Mandel was born in 1927 in Mudacevo, then part of Czechoslovakia, now part of the Ukraine. He was the oldest of six children, five boys and one girl, of an Orthodox Jewish family. His father was a wood turner and had a successful business. He attended a school for Jewish children; instruction was in the Czech language. His hometown of about 32,000 inhabitants was approximately 50 percent Jewish. Much of the anti-Semitism he encountered came from ethnic Germans who called themselves Schwaben.

In 1938 a part of Slovakia, including his hometown, was ceded to Hungary, which maintained its own government but was allied to Germany during World War II. Jews who were not Hungarian citizens were deported to Poland, but since his father was able to obtain Hungarian citizenship, the Mandel family was able to stay in their home. Prior to obtaining citizenship, they went into hiding for three to four months to avoid being picked up. At age fourteen, Mandel finished his schooling and started to apprentice as a dental technician.
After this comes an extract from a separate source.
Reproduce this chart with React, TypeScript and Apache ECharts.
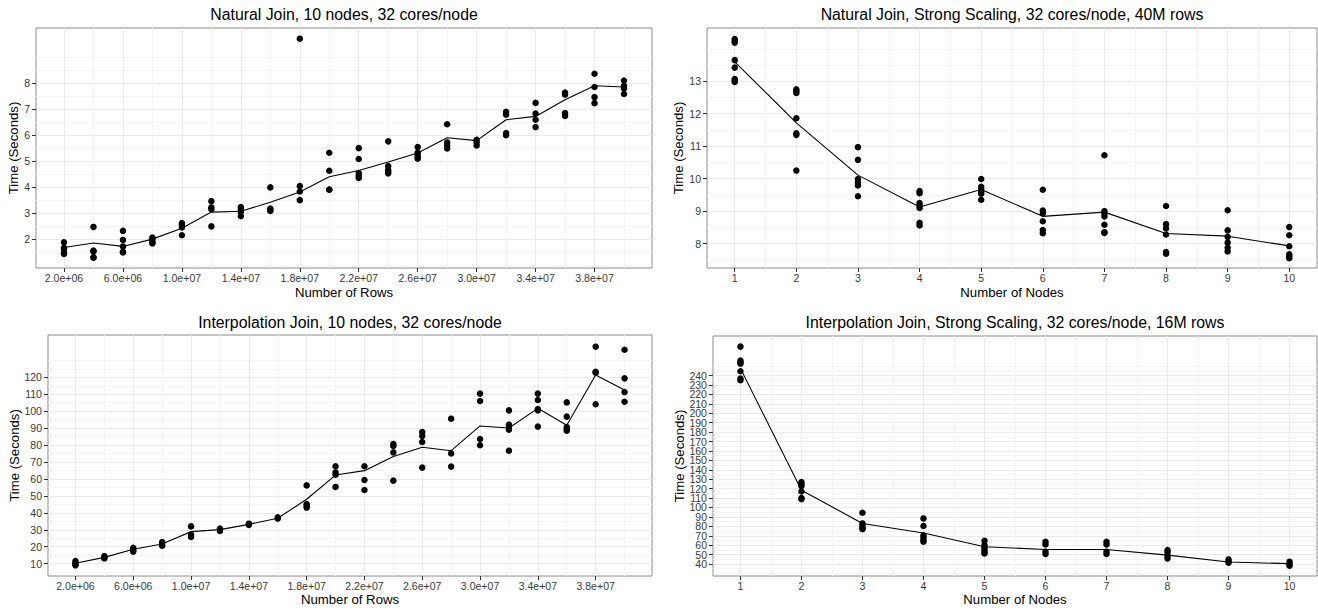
import React, { useEffect, useRef } from 'react';
import * as echarts from 'echarts';

const FONT = '"Liberation Sans", Arial, Helvetica, sans-serif';

// ---------- data ----------
const rowCounts = [2e6, 4e6, 6e6, 8e6, 1e7, 1.2e7, 1.4e7, 1.6e7, 1.8e7, 2e7, 2.2e7, 2.4e7, 2.6e7, 2.8e7, 3e7, 3.2e7, 3.4e7, 3.6e7, 3.8e7, 4e7];
const nodeCounts = [1, 2, 3, 4, 5, 6, 7, 8, 9, 10];

// Natural Join, 10 nodes, 32 cores/node
const njRowsPoints: number[][] = [
  [1.88, 1.67, 1.62, 1.48, 1.43],
  [2.47, 1.56, 1.52, 1.29, 1.30],
  [2.32, 1.97, 1.72, 1.51, 1.49],
  [2.06, 1.97, 1.88, 1.83],
  [2.62, 2.54, 2.45, 2.15],
  [3.46, 3.22, 3.15, 2.49],
  [3.23, 3.13, 3.04, 2.88],
  [3.99, 3.18, 3.12, 3.08],
  [9.71, 4.04, 3.83, 3.50],
  [5.32, 4.63, 3.91, 3.90],
  [5.50, 5.08, 4.54, 4.44, 4.35],
  [5.76, 4.81, 4.67, 4.59, 4.53],
  [5.54, 5.33, 5.23, 5.15, 5.09],
  [6.42, 5.72, 5.60, 5.49],
  [5.82, 5.72, 5.60],
  [6.90, 6.79, 6.08, 6.00],
  [7.24, 6.83, 6.59, 6.31],
  [7.64, 7.56, 6.85, 6.74],
  [8.36, 7.85, 7.46, 7.23],
  [8.10, 7.90, 7.79, 7.58],
];
const njRowsMean = [1.68, 1.85, 1.72, 2.0, 2.42, 3.04, 3.07, 3.42, 3.81, 4.40, 4.64, 4.97, 5.31, 5.90, 5.79, 6.59, 6.72, 7.36, 7.90, 7.85];

// Natural Join, Strong Scaling, 32 cores/node, 40M rows
const njNodesPoints: number[][] = [
  [14.30, 14.24, 14.19, 13.65, 13.42, 13.07, 13.02, 12.98],
  [12.75, 12.70, 12.64, 11.86, 11.40, 11.35, 10.25],
  [10.97, 10.58, 9.99, 9.88, 9.79, 9.46],
  [9.62, 9.55, 9.25, 9.18, 9.10, 8.64, 8.56],
  [9.99, 9.75, 9.68, 9.60, 9.54, 9.35],
  [9.66, 9.02, 8.93, 8.69, 8.42, 8.32],
  [10.72, 9.00, 8.93, 8.84, 8.58, 8.36, 8.33],
  [9.16, 8.60, 8.47, 8.28, 7.74, 7.69],
  [9.03, 8.41, 8.21, 8.03, 7.87, 7.76],
  [8.51, 8.26, 7.92, 7.67, 7.61, 7.55],
];
const njNodesMean = [13.60, 11.72, 10.11, 9.13, 9.67, 8.84, 8.97, 8.31, 8.23, 7.93];

// Interpolation Join, 10 nodes, 32 cores/node
const ijRowsPoints: number[][] = [
  [11.5, 10.5, 9.8, 9.0],
  [14.4, 13.6, 13.0],
  [19.4, 18.1, 17.1],
  [22.8, 21.4, 20.6],
  [32.0, 27.1, 25.7],
  [30.7, 29.3],
  [33.6, 32.8],
  [37.4, 36.6],
  [56.2, 45.2, 44.2, 43.1],
  [67.5, 63.9, 62.5, 55.3],
  [67.5, 59.4, 53.5],
  [80.6, 79.5, 75.7, 59.0],
  [87.7, 85.4, 81.8, 66.7],
  [95.6, 75.1, 67.3],
  [110.4, 106.0, 83.6, 79.9],
  [100.5, 92.1, 90.9, 89.1, 76.7],
  [110.4, 106.6, 101.3, 100.5, 90.9],
  [105.2, 96.8, 90.7, 89.5, 88.5],
  [138.1, 123.3, 122.7, 104.1],
  [136.3, 119.4, 111.3, 105.6],
];
const ijRowsMean = [10.2, 13.7, 18.5, 21.6, 28.9, 30.1, 33.2, 36.8, 48.0, 62.3, 64.9, 73.2, 78.7, 76.7, 91.3, 90.1, 101.7, 91.7, 121.4, 112.5];

// Interpolation Join, Strong Scaling, 32 cores/node, 16M rows
const ijNodesPoints: number[][] = [
  [270.7, 255.9, 254.1, 252.7, 244.6, 236.8, 235.1],
  [126.9, 124.8, 122.7, 117.0, 110.0, 108.9],
  [94.4, 83.1, 80.6, 78.2, 77.1],
  [88.4, 80.3, 70.4, 67.9, 65.4, 63.7],
  [64.7, 60.1, 57.7, 55.5, 53.1, 51.3],
  [63.7, 60.8, 53.1, 50.6],
  [63.7, 60.8, 53.1, 50.6],
  [54.8, 52.4, 48.8, 46.0],
  [44.9, 42.8, 41.4],
  [42.5, 40.0, 38.2],
];
const ijNodesMean = [247.4, 118.4, 83.1, 72.9, 58.4, 55.5, 55.5, 49.5, 42.1, 40.4];

// ---------- ticks ----------
const rowTickValues = [2e6, 6e6, 1e7, 1.4e7, 1.8e7, 2.2e7, 2.6e7, 3e7, 3.4e7, 3.8e7];
const rowTickLabels = ['2.0e+06', '6.0e+06', '1.0e+07', '1.4e+07', '1.8e+07', '2.2e+07', '2.6e+07', '3.0e+07', '3.4e+07', '3.8e+07'];
const nodeTickValues = [1, 2, 3, 4, 5, 6, 7, 8, 9, 10];
const njRowsYTicks = [2, 3, 4, 5, 6, 7, 8];
const njNodesYTicks = [8, 9, 10, 11, 12, 13];
const ijRowsYTicks = [10, 20, 30, 40, 50, 60, 70, 80, 90, 100, 110, 120];
const ijNodesYTicks = [40, 50, 60, 70, 80, 90, 100, 110, 120, 130, 140, 150, 160, 170, 180, 190, 200, 210, 220, 230, 240];

const titles = [
  'Natural Join, 10 nodes, 32 cores/node',
  'Natural Join, Strong Scaling, 32 cores/node, 40M rows',
  'Interpolation Join, 10 nodes, 32 cores/node',
  'Interpolation Join, Strong Scaling, 32 cores/node, 16M rows',
];

// ggplot-style minor breaks: midpoints between majors, extended one step beyond
function minorBreaks(majors: number[], lo: number, hi: number): number[] {
  const b = majors.slice();
  const d = b[1] - b[0];
  if (lo < b[0]) b.unshift(b[0] - d);
  if (hi > b[b.length - 1]) b.push(b[b.length - 1] + d);
  const out: number[] = [];
  for (let i = 0; i < b.length - 1; i++) {
    out.push(b[i], (b[i] + b[i + 1]) / 2);
  }
  out.push(b[b.length - 1]);
  const eps = d * 1e-6;
  return out.filter(v => v >= lo && v <= hi && !majors.some(m => Math.abs(m - v) < eps));
}

// Reorder label values (even positions first, then odd) so that ECharts'
// min/max-label overlap check never compares two adjacent crowded labels.
function interleaved(values: number[]): number[] {
  return [...values.filter((_, k) => k % 2 === 0), ...values.filter((_, k) => k % 2 === 1)];
}

interface PanelCfg {
  title: string;
  rect: { left: number; top: number; width: number; height: number };
  xs: number[];
  points: number[][];
  mean: number[];
  xRange: [number, number];
  yRange: [number, number];
  xTicks: number[];
  xLabels?: string[];
  yTicks: number[];
  xName: string;
  xNameGap: number;
  yNameGap: number;
  titleTop: number;
}

function buildOption() {
  const panels: PanelCfg[] = [
    {
      title: titles[0], rect: { left: 36, top: 28, width: 616, height: 240 },
      xs: rowCounts, points: njRowsPoints, mean: njRowsMean,
      xRange: [1e5, 4.19e7], yRange: [0.89, 10.12],
      xTicks: rowTickValues, xLabels: rowTickLabels, yTicks: njRowsYTicks,
      xName: 'Number of Rows', xNameGap: 18, yNameGap: 14, titleTop: 6,
    },
    {
      title: titles[1], rect: { left: 707, top: 28, width: 610, height: 240 },
      xs: nodeCounts, points: njNodesPoints, mean: njNodesMean,
      xRange: [0.55, 10.45], yRange: [7.25, 14.64],
      xTicks: nodeTickValues, yTicks: njNodesYTicks,
      xName: 'Number of Nodes', xNameGap: 18, yNameGap: 21, titleTop: 6,
    },
    {
      title: titles[2], rect: { left: 48, top: 335, width: 604, height: 241 },
      xs: rowCounts, points: ijRowsPoints, mean: ijRowsMean,
      xRange: [1e5, 4.19e7], yRange: [2.7, 145],
      xTicks: rowTickValues, xLabels: rowTickLabels, yTicks: ijRowsYTicks,
      xName: 'Number of Rows', xNameGap: 17, yNameGap: 26, titleTop: 314,
    },
    {
      title: titles[3], rect: { left: 713, top: 336, width: 604, height: 240 },
      xs: nodeCounts, points: ijNodesPoints, mean: ijNodesMean,
      xRange: [0.55, 10.45], yRange: [27.3, 282],
      xTicks: nodeTickValues, yTicks: ijNodesYTicks,
      xName: 'Number of Nodes', xNameGap: 17, yNameGap: 27, titleTop: 314,
    },
  ];

  const grid: any[] = [];
  const xAxis: any[] = [];
  const yAxis: any[] = [];
  const series: any[] = [];
  const title: any[] = [];

  const tickLabelStyle = { color: '#3a3a3a', fontSize: 10.56, fontFamily: FONT };
  const nameStyle = { color: '#000', fontSize: 13.2, fontFamily: FONT };

  panels.forEach((p, i) => {
    grid.push({
      ...p.rect,
      show: true,
      backgroundColor: '#ffffff',
      borderColor: '#8a8a8a',
      borderWidth: 1,
      containLabel: false,
    });
    title.push({
      text: p.title,
      left: p.rect.left + p.rect.width / 2,
      top: p.titleTop,
      textAlign: 'center',
      padding: 0,
      textStyle: { color: '#000', fontSize: 15.84, fontWeight: 'normal', fontFamily: FONT },
    });
    const xl = p.xLabels;
    // major x
    xAxis.push({
      type: 'value', gridIndex: i, position: 'bottom',
      min: p.xRange[0], max: p.xRange[1],
      axisLine: { show: false },
      axisTick: { show: true, customValues: p.xTicks, length: 4, lineStyle: { color: '#333333', width: 1 } },
      axisLabel: {
        show: true, customValues: p.xTicks, margin: 4, showMinLabel: true, showMaxLabel: true, ...tickLabelStyle,
        formatter: (v: number) => {
          if (xl) {
            const k = p.xTicks.findIndex(t => Math.abs(t - v) < 1);
            return k >= 0 ? xl[k] : '';
          }
          return String(v);
        },
      },
      splitLine: { show: true, lineStyle: { color: '#ebebeb', width: 1 } },
      name: p.xName, nameLocation: 'middle', nameGap: p.xNameGap, nameTextStyle: nameStyle,
    });
    // minor x
    xAxis.push({
      type: 'value', gridIndex: i, position: 'top',
      min: p.xRange[0], max: p.xRange[1],
      axisLine: { show: false },
      axisTick: { show: false, customValues: minorBreaks(p.xTicks, p.xRange[0], p.xRange[1]) },
      axisLabel: { show: false },
      splitLine: { show: true, lineStyle: { color: '#f5f5f5', width: 1 } },
    });
    // major y
    yAxis.push({
      type: 'value', gridIndex: i, position: 'left',
      min: p.yRange[0], max: p.yRange[1],
      axisLine: { show: false },
      axisTick: { show: true, customValues: p.yTicks, length: 4, lineStyle: { color: '#333333', width: 1 } },
      axisLabel: {
        show: true, customValues: interleaved(p.yTicks), margin: 6, hideOverlap: false,
        ...tickLabelStyle, formatter: (v: number) => String(v),
      },
      splitLine: { show: true, lineStyle: { color: '#ebebeb', width: 1 } },
      name: 'Time (Seconds)', nameLocation: 'middle', nameRotate: 90, nameGap: p.yNameGap, nameTextStyle: nameStyle,
    });
    // minor y
    yAxis.push({
      type: 'value', gridIndex: i, position: 'right',
      min: p.yRange[0], max: p.yRange[1],
      axisLine: { show: false },
      axisTick: { show: false, customValues: minorBreaks(p.yTicks, p.yRange[0], p.yRange[1]) },
      axisLabel: { show: false },
      splitLine: { show: true, lineStyle: { color: '#f5f5f5', width: 1 } },
    });

    const pts: number[][] = [];
    p.xs.forEach((x, k) => p.points[k].forEach(v => pts.push([x, v])));
    series.push({
      type: 'scatter', xAxisIndex: 2 * i, yAxisIndex: 2 * i,
      data: pts, symbol: 'circle', symbolSize: 6.5,
      itemStyle: { color: '#000000', opacity: 1 }, silent: true, z: 3,
    });
    series.push({
      type: 'line', xAxisIndex: 2 * i, yAxisIndex: 2 * i,
      data: p.xs.map((x, k) => [x, p.mean[k]]),
      showSymbol: false, symbol: 'none',
      lineStyle: { color: '#000000', width: 1.1 }, silent: true, z: 4,
    });
  });

  return { animation: false, backgroundColor: '#ffffff', title, grid, xAxis, yAxis, series };
}

export default function App() {
  const ref = useRef<HTMLDivElement>(null);
  useEffect(() => {
    if (!ref.current) return;
    const chart = echarts.init(ref.current, null, { renderer: 'svg' });
    chart.setOption(buildOption() as any);
    return () => chart.dispose();
  }, []);
  return (
    <div
      ref={ref}
      style={{ position: 'absolute', left: 0, top: 0, width: 1318, height: 611, background: '#fff' }}
    />
  );
}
Early in 1944 Hungary made a peace overture to Britain and tried to change sides in the war. In response Germany occupied the country and immediately enacted anti-Jewish policies. The Jews in Mudacevo, including the Mandels, were enclosed in a ghetto and gradually shipped to Auschwitz-Birkenau. Via a three-day trip in May 1944. During the selection process, Mandel and the two brothers next to him in age, were at first directed into the line where his mother, his sister, and the two youngest brothers were, which was destined for the gas chamber. An inmate of Birkenau, who was a member of the Sonderkommando, the unit that took bodies from the gas chambers to the crematoriums and who knew where each line was going, directed the brothers to the other line, where his father was. That line was selected for labor camps. His father then told the youngest son to take the remaining food he had to his mother and sister in the other line, not knowing that it would eventually lead to the gas chamber. The boy never came back.
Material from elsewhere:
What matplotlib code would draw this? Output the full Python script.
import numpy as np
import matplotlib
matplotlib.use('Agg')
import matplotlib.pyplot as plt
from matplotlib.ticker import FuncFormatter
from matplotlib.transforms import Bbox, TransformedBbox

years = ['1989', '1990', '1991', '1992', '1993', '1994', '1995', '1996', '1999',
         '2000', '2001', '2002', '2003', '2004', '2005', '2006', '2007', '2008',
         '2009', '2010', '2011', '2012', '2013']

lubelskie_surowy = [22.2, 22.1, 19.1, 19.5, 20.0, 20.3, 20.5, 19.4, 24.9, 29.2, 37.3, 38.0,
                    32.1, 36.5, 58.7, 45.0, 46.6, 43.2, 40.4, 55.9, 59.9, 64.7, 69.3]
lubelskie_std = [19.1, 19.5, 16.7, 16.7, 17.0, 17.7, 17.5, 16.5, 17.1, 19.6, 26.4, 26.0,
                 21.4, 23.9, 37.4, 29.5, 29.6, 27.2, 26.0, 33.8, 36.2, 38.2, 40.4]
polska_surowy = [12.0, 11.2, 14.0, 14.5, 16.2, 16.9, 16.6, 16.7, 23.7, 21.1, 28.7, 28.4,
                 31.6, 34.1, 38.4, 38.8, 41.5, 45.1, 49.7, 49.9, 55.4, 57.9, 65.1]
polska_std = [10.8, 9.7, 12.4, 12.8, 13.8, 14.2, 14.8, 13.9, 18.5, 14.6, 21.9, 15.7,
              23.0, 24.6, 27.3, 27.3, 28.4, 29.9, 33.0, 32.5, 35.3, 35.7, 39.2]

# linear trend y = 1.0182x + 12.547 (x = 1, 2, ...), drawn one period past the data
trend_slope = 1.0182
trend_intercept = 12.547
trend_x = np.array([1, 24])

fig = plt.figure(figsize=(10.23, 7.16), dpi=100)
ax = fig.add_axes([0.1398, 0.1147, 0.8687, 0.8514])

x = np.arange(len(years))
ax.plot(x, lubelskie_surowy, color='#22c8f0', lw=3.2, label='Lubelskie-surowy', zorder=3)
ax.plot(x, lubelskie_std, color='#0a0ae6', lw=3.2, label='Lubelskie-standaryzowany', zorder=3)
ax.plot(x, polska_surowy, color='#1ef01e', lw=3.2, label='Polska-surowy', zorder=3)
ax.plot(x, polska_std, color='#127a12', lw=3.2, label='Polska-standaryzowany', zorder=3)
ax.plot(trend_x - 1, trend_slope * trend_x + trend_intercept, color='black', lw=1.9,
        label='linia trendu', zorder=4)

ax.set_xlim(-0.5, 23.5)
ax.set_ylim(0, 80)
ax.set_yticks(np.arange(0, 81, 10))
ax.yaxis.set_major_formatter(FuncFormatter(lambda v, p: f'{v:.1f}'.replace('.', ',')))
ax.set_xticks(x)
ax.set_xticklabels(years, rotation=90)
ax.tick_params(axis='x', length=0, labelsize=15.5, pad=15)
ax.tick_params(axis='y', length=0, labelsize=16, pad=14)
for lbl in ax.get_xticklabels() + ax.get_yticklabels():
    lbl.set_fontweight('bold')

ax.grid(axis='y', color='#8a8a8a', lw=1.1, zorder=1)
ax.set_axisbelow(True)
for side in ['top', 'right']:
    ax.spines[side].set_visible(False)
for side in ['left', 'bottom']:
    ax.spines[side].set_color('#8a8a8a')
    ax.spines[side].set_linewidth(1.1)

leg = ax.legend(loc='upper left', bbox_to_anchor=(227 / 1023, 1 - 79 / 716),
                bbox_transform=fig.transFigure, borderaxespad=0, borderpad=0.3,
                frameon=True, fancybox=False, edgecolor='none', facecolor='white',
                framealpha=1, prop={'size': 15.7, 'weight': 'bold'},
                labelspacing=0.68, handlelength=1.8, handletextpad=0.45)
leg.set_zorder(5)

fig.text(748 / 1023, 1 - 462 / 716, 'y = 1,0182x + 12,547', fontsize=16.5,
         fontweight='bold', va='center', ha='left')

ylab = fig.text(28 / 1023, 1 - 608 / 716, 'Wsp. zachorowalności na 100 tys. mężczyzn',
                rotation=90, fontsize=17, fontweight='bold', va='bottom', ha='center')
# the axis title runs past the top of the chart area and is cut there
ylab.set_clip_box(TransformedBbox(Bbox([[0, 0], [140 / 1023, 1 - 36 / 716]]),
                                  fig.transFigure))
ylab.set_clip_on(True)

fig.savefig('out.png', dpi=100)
Mandel spent approximately eight months at the labor camp in Auschwitz, working in the railroad depot unloading bricks and sorting out steel rods. In January 1945, as the Russian army was approaching Auschwitz, he and other inmates were taken on a three-day-long march to a railroad station and from there were shipped to Mauthausen concentration camp, Austria. Following a short stay there, they were shipped to a labor camp near Melk, Austria. He remained at Melk for about four months, working in a coal mine. In April 1945 he and other inmates were taken on a forced march lasting three to four days to Ebensee, Austria. The death rate was very high at Melk and Ebensee and during the forced march. On his eighteenth birthday, the Ebensee camp was were liberated by the U. S. Army. Many inmates died shortly thereafter from overeating at a field kitchen set up by the army. Mandel was too weak to get to the kitchen, and too ill to eat, and believes that this probably saved his life. He attributes his overall survival primarily to luck but also to being young and healthy.
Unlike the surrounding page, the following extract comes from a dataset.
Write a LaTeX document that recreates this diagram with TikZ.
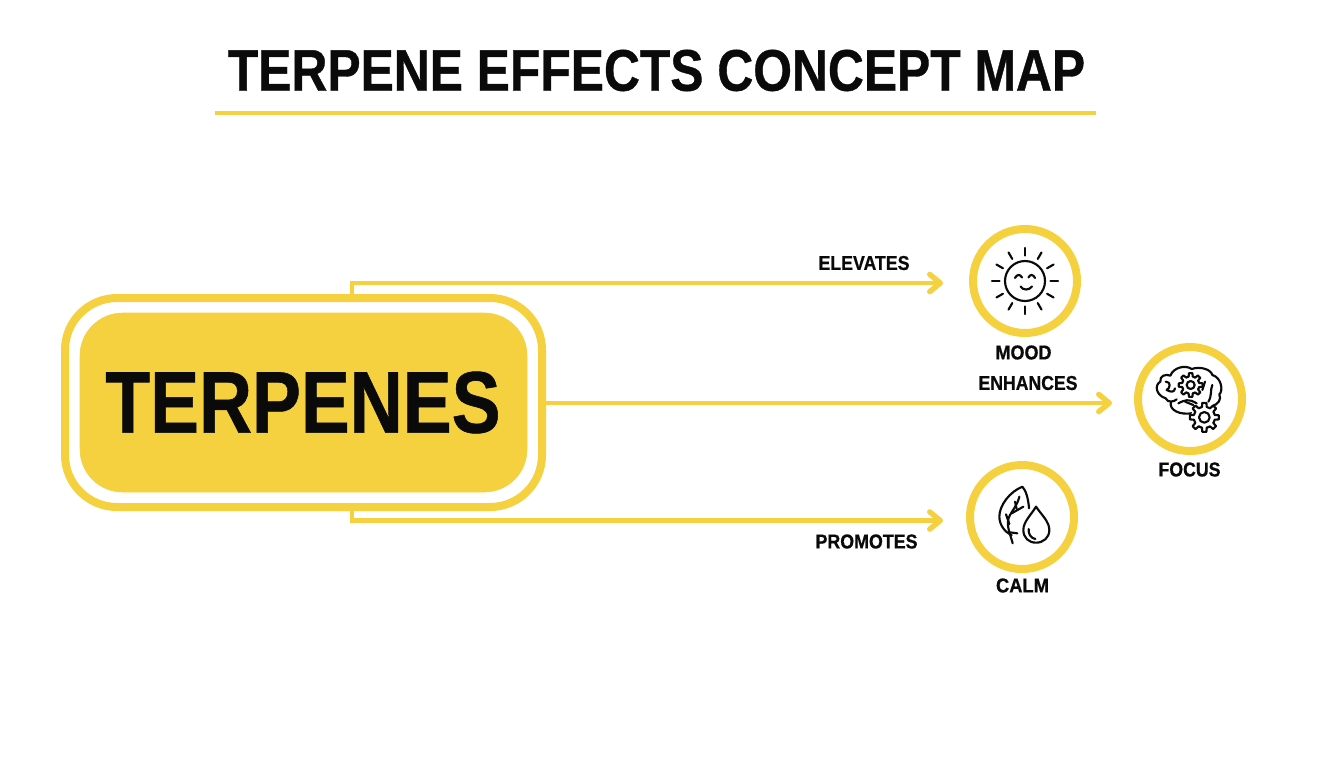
\documentclass[tikz,border=0pt]{standalone}
\usepackage{fontspec}
\setmainfont{Liberation Sans}[BoldFont={Liberation Sans Bold},BoldFeatures={FakeBold=0.7}]
\usetikzlibrary{arrows.meta}
\definecolor{yel}{HTML}{F5D13F}
\definecolor{ink}{HTML}{0A0A0A}
\newcommand{\fitbox}[3]{\resizebox{\dimexpr #1pt*3/4\relax}{\dimexpr #2pt*3/4\relax}{\bfseries #3}}
\tikzset{
  x=0.75pt,y=-0.75pt,
  conn/.style={draw=yel,line width=3.3pt,line cap=butt,line join=miter,-{Straight Barb[length=8pt,width=13pt,line width=4pt,round]}},
  ring/.style={circle,draw=yel,line width=6pt,fill=white,minimum size=78pt,inner sep=0pt},
  lab/.style={text=ink,inner sep=0pt,anchor=center},
  icon/.style={draw=ink,line width=1.6pt,line cap=round,line join=round,fill=none},
}
\begin{document}
\begin{tikzpicture}
\useasboundingbox (0,0) rectangle (1344,768);
\fill[white] (0,0) rectangle (1344,768);
% title
\node[lab] (title) at (656.5,70.5) {\fitbox{857}{41}{TERPENE EFFECTS CONCEPT MAP}};
\coordinate (ruleL) at (215,113);
\coordinate (ruleR) at (1096,113);
\draw[yel,line width=3.2pt] (ruleL) -- (ruleR);
% connectors (below the central frame)
\coordinate (topStart) at (352,298);
\coordinate (topEnd) at (943,283);
\coordinate (midStart) at (546,403);
\coordinate (midEnd) at (1112,403);
\coordinate (lowStart) at (352,507);
\coordinate (lowEnd) at (943,520.5);
\draw[conn] (topStart) |- (topEnd);
\draw[conn] (lowStart) |- (lowEnd);
\draw[conn] (midStart) -- (midEnd);
% central node
\draw[yel,line width=6pt,fill=white,rounded corners=39pt] (65,298) rectangle (542,507);
\draw[yel,fill=yel,rounded corners=32pt] (80,313) rectangle (527,492);
\node[lab] (terpenes) at (303,402.5) {\fitbox{395}{61}{TERPENES}};
% labels
\node[lab] (elevates) at (864,263) {\fitbox{91}{14}{ELEVATES}};
\node[lab] (enhances) at (1028,383) {\fitbox{99}{14}{ENHANCES}};
\node[lab] (promotes) at (866.5,541.5) {\fitbox{102}{14}{PROMOTES}};
% rings
\node[ring] (moodring) at (1025,281) {};
\node[ring] (focusring) at (1190,399) {};
\node[ring] (calmring) at (1022,517) {};
\node[lab] (mood) at (1023.5,352.5) {\fitbox{56}{14}{MOOD}};
\node[lab] (focus) at (1189.5,469.5) {\fitbox{62}{14}{FOCUS}};
\node[lab] (calm) at (1022.5,585.5) {\fitbox{53}{14}{CALM}};
% sun icon
\begin{scope}[shift={(1025,281)}]
\draw[icon] (0,0) circle (20);
\foreach \a in {0,30,...,330}{\draw[icon] (\a:25.5) -- (\a:33);}
\draw[icon] (-10,-3) .. controls (-8,-7) and (-5,-7) .. (-3,-3.5);
\draw[icon] (3.5,-3.5) .. controls (5,-7) and (8,-7) .. (10,-3);
\draw[icon] (-4.5,5.5) .. controls (-2,9.5) and (4,9.5) .. (7,5.5);
\end{scope}
% brain and gears icon
\begin{scope}[shift={(1125,335)},x=0.25pt,y=-0.25pt]
\draw[icon] (122,190) .. controls (92,180) and (88,150) .. (106,140)
  .. controls (103,122) and (123,116) .. (136,122)
  .. controls (145,98) and (180,88) .. (200,102)
  .. controls (225,93) and (258,103) .. (262,120)
  .. controls (290,128) and (295,168) .. (283,178)
  .. controls (290,193) and (280,208) .. (262,213);
\draw[icon] (122,190) .. controls (128,205) and (148,200) .. (155,193);
\draw[icon] (138,200) .. controls (130,225) and (165,242) .. (205,234);
\draw[icon] (122,140) .. controls (140,140) and (135,160) .. (125,165) .. controls (135,170) and (148,175) .. (150,160);
\draw[icon] (160,205) .. controls (180,195) and (190,190) .. (215,205);
\draw[icon] (240,140) -- (232,165);
\draw[icon] (262,150) .. controls (255,165) and (262,180) .. (250,200);
\draw[icon] (180,200) -- (205,210);
% gear 1
\begin{scope}[shift={(197,150)}]
\foreach \a in {0,45,...,315}{
  \draw[icon] (\a-14:26) -- (\a-8:36) -- (\a+8:36) -- (\a+14:26) -- (\a+31:26);}
\draw[icon] (0,0) circle (12);
\end{scope}
% gear 2
\begin{scope}[shift={(238,247)}]
\fill[white] (0,0) circle (40);
\foreach \a in {0,45,...,315}{
  \draw[icon] (\a-13:32) -- (\a-8:44) -- (\a+8:44) -- (\a+13:32) -- (\a+32:32);}
\draw[icon] (0,0) circle (16);
\end{scope}
\end{scope}
% leaf and drop icon
\begin{scope}[shift={(960,455)},x=0.25pt,y=-0.25pt]
\draw[icon] (207,160) .. controls (205,130) and (197,105) .. (187,95)
  .. controls (150,110) and (118,150) .. (118,185)
  .. controls (118,210) and (135,232) .. (155,240);
\draw[icon] (158,265) .. controls (150,235) and (135,205) .. (150,180) .. controls (158,165) and (172,150) .. (178,125);
\draw[icon] (148,207) -- (138,178);
\draw[icon] (150,232) -- (172,235);
\draw[icon] (155,175) -- (190,155);
\draw[icon] (165,140) -- (170,162);
\draw[icon] (228,155) .. controls (245,180) and (268,200) .. (268,225)
  .. controls (268,248) and (250,263) .. (228,263)
  .. controls (206,263) and (190,248) .. (190,225)
  .. controls (190,200) and (213,180) .. (228,155) -- cycle;
\draw[icon] (206,222) .. controls (204,238) and (214,250) .. (226,252);
\end{scope}
\end{tikzpicture}
\end{document}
Following liberation, Mandel went to Budapest, where he found out that both his father and one brother had survived. He then went back to his hometown, but after three days he told his father that he could not stay there. He went via Prague to a DP camp near Munich and from there he came to the United States in 1946. He subsequently joined the U. S. Army and served in the Korean conflict during 1951.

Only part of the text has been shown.